Monday, November 25

JOB FIGURES SHOW SIGNS OF LABOUR MARKET WEAKENING –  Businesses feel the impact of rising prices and high-interest rates

The UK’s job market is showing signs of weakening, suggesting businesses are feeling the impact of rising prices and high-interest rates.

The unemployment rate was 4.2% between June and August, up from 4% in the March-to-May quarter but unchanged from last month.

UK economic growth has proved sluggish in recent months.

The current economic picture has fuelled expectations that interest rates will be left unchanged.

The Bank of England, which sets UK rates, will decide in November whether to increase, decrease, or keep rates at 5.25%.

It decided to leave its benchmark rate unchanged at its previous meeting after 14 consecutive rises, with governor Andrew Bailey saying there were “increasing signs” that higher rates were starting to hurt the economy.

The Bank first started to increase interest rates in December 2021 to slow the rate consumer prices were rising – which is known as inflation.

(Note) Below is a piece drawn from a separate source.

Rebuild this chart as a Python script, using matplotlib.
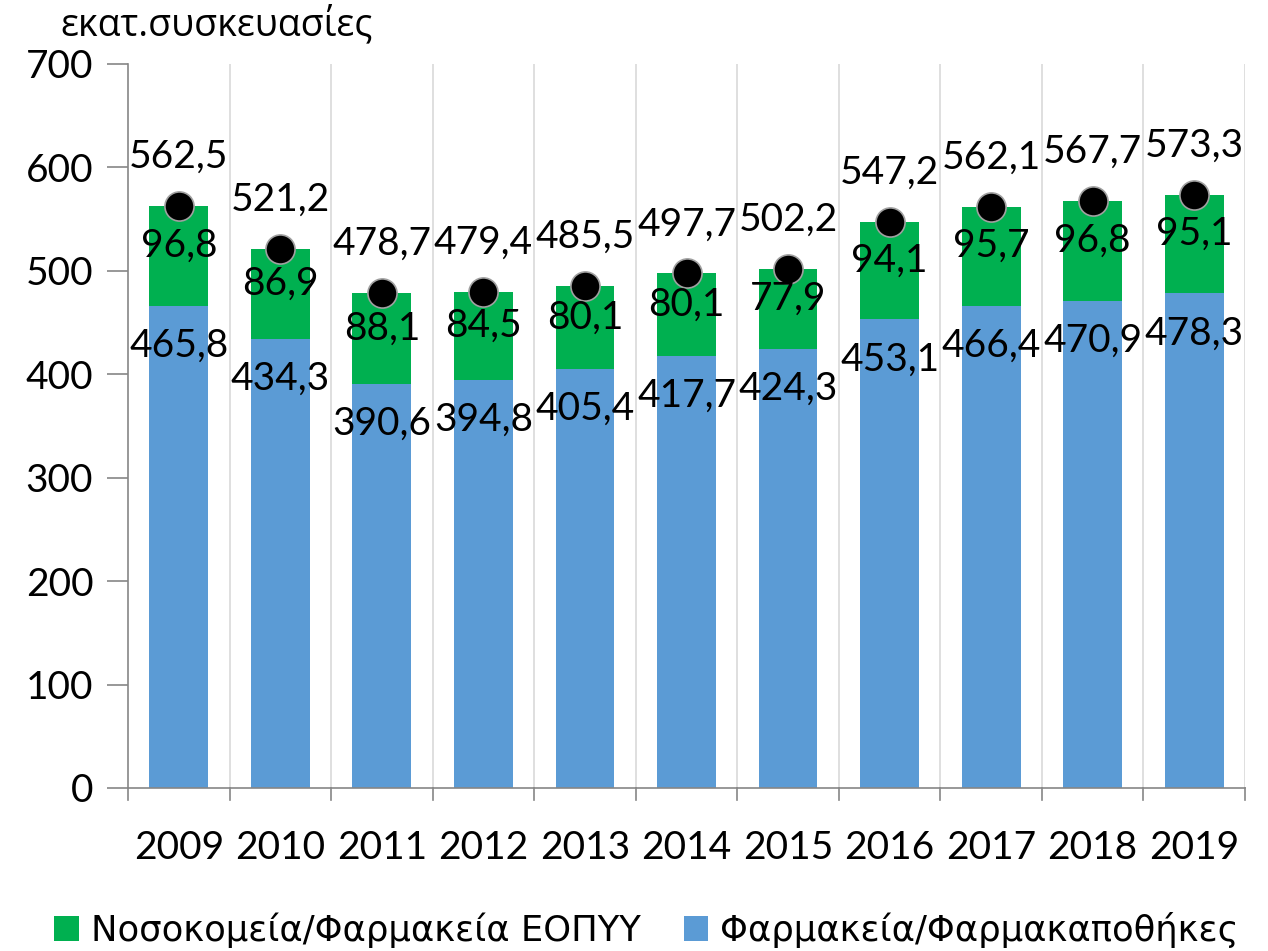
import matplotlib
matplotlib.use("Agg")
import matplotlib.pyplot as plt
import numpy as np

years = ["2009", "2010", "2011", "2012", "2013", "2014", "2015", "2016", "2017", "2018", "2019"]
pharmacies = [465.8, 434.3, 390.6, 394.8, 405.4, 417.7, 424.3, 453.1, 466.4, 470.9, 478.3]
hospitals = [96.8, 86.9, 88.1, 84.5, 80.1, 80.1, 77.9, 94.1, 95.7, 96.8, 95.1]
totals = [562.5, 521.2, 478.7, 479.4, 485.5, 497.7, 502.2, 547.2, 562.1, 567.7, 573.3]

BLUE = "#5b9bd5"
GREEN = "#00b050"
GRID = "#d9d9d9"
AXIS = "#868686"
NUM_FONT = "Lato"
NUM_SIZE = 28


def fmt(v):
    return f"{v:.1f}".replace(".", ",")


fig = plt.figure(figsize=(12.68, 9.51), dpi=100)
ax = fig.add_axes([128 / 1268, 1 - 788 / 951, (1245 - 128) / 1268, (788 - 64) / 951])

x = np.arange(len(years))
w = 0.58
ax.bar(x, pharmacies, width=w, color=BLUE, zorder=2, label="Φαρμακεία/Φαρμακαποθήκες")
ax.bar(x, hospitals, width=w, bottom=pharmacies, color=GREEN, zorder=2,
       label="Νοσοκομεία/Φαρμακεία ΕΟΠΥΥ")
ax.scatter(x, totals, s=440, color="black", edgecolor="#a0a0a0", linewidth=1.2, zorder=4)

for xi, p, h, t in zip(x, pharmacies, hospitals, totals):
    ax.annotate(fmt(p), (xi, p), xytext=(0, -40), textcoords="offset pixels",
                ha="center", va="center", fontsize=NUM_SIZE, family=NUM_FONT, zorder=5)
    ax.annotate(fmt(h), (xi, p + h / 2), xytext=(0, 10), textcoords="offset pixels",
                ha="center", va="center", fontsize=NUM_SIZE, family=NUM_FONT, zorder=5)
    ax.annotate(fmt(t), (xi, t), xytext=(0, 49), textcoords="offset pixels",
                ha="center", va="center", fontsize=NUM_SIZE, family=NUM_FONT, zorder=5)

ax.set_xlim(-0.5, len(years) - 0.5)
ax.set_ylim(0, 700)
ax.set_yticks(range(0, 701, 100))
ax.set_yticklabels([str(v) for v in range(0, 701, 100)], family=NUM_FONT, fontsize=NUM_SIZE)
ax.set_xticks(x)
ax.set_xticklabels(years, family=NUM_FONT, fontsize=NUM_SIZE)
ax.tick_params(axis="x", length=0, pad=30)
ax.tick_params(axis="y", length=15, width=1.2, color=AXIS, pad=10)

# category separators: gridlines plus downward ticks on the x axis
for b in np.arange(-0.5, len(years), 1.0):
    if b > -0.5:
        ax.axvline(b, color=GRID, lw=1.2, zorder=1)
    ax.plot([b, b], [0, -0.017], transform=ax.get_xaxis_transform(), color=AXIS,
            lw=1.2, clip_on=False, zorder=3)

for side in ("top", "right"):
    ax.spines[side].set_visible(False)
ax.spines["left"].set_color(AXIS)
ax.spines["bottom"].set_color(AXIS)
ax.spines["left"].set_linewidth(1.2)
ax.spines["bottom"].set_linewidth(1.2)

fig.text(60 / 1268, 1 - 25 / 951, "εκατ.συσκευασίες", fontsize=27, family="Open Sans",
         ha="left", va="center")

handles, labels = ax.get_legend_handles_labels()
fig.legend(handles[::-1], labels[::-1], loc="center", bbox_to_anchor=(0.51, 1 - 930 / 951),
           ncol=2, frameon=False, prop={"family": "DejaVu Sans", "size": 25.5},
           handlelength=0.68, handleheight=0.68, handletextpad=0.36, columnspacing=1.2)

fig.savefig("out.png", dpi=100)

But it is a balancing act as raising rates too high can lead to businesses to halt investment plans or make cutbacks and stifle economic growth, which can lead to a recession.

Latest figures for the UK economy showed it returned to growth in August, following a sharp fall in July, but economists have painted a picture of the economy “only just grinding forward”.

Following the jobs numbers, analysts reaffirmed their predictions that the Bank would hold off on further interest rate rises in November.